The limitations of Nielsen Digital Panel in my opinion deserve greater scrutiny, and as an industry there needs to be questions around how relevant and valid this panel – which is still actively sold and maintained – is for the future.
In the report to be released, all Nielsen numbers have been removed and Roy Morgan has been used across multiple dimensions instead. The reasons for Roy Morgan usage is consistent – it’s a panel and it allows the analysis required at the depth we believe marketers need.

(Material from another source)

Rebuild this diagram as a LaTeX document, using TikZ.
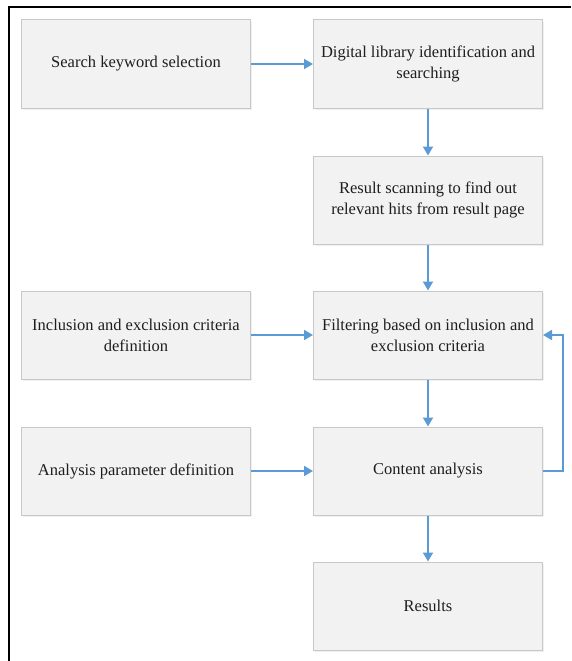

Then there is OzTAM – the TV networks’ owned and operated measurement service. Good luck using these numbers too – they control all usage. You may “copy, reproduce, republish, or broadcast the VPM Content (or part thereof) to the extent required and as relevant to your ordinary business operation” says their website, but then they define what is or isn’t relevant use. I personally have received takedown requests from OzTAM for using their information previously – but selectively and only when the story wasn’t determined as positive to TV. This happened when I wrote a post on LinkedIn showing significant consumption declines in linear TV viewing across various demographics year on year (which were accurate). I’ve also been asked to take down VPM info taken from its public website. When I wrote a positive piece about Married At First Sight and its high VPM ratings the reaction was the opposite. Confusing terms of usage to be sure.
The report was not given permission by OzTAM to use OzTAM numbers either. Think TV has stated that “At Think TV, we’d rather spend time helping the industry better understand how to be as effective as possible when advertising on TV and broadcaster video on demand (BVOD)”, but this appetite for clarity and education doesn’t extend to providing access to data unless the content is to their liking.
The allegations that the data contained within the My Screen report is “dodgy” or inflated or made up is absolutely incorrect. As someone who has spent the better part of two decades advising clients on how to invest their money wisely and worked hard to push debate around transparency of fees, inventory, contracts and governance, I find the assertion disrespectful. The tools used were correct and the issue was reproduction rights not incorrect usage.
So much for wanting an informed market.
The report delivers on its intent, but the debate has ensured this is smothered. The report as read end to end paints a picture that shouldn’t be surprising to those in the industry from observation, but supports it with new data. When the report is released next week this will be evident.
The pieces that ran in the AFR and AdNews were also ones that clouded the debate. These deserve to be challenged. I am a huge reader of the AFR and have been since 1996 when I subscribed as a uni student. I read it daily and will continue to. I am convinced under their new owners the Nine Entertainment Company it will go from strength to strength. However they got it wrong here.
In response to the AFR 25 July, article written by Myriam Robin.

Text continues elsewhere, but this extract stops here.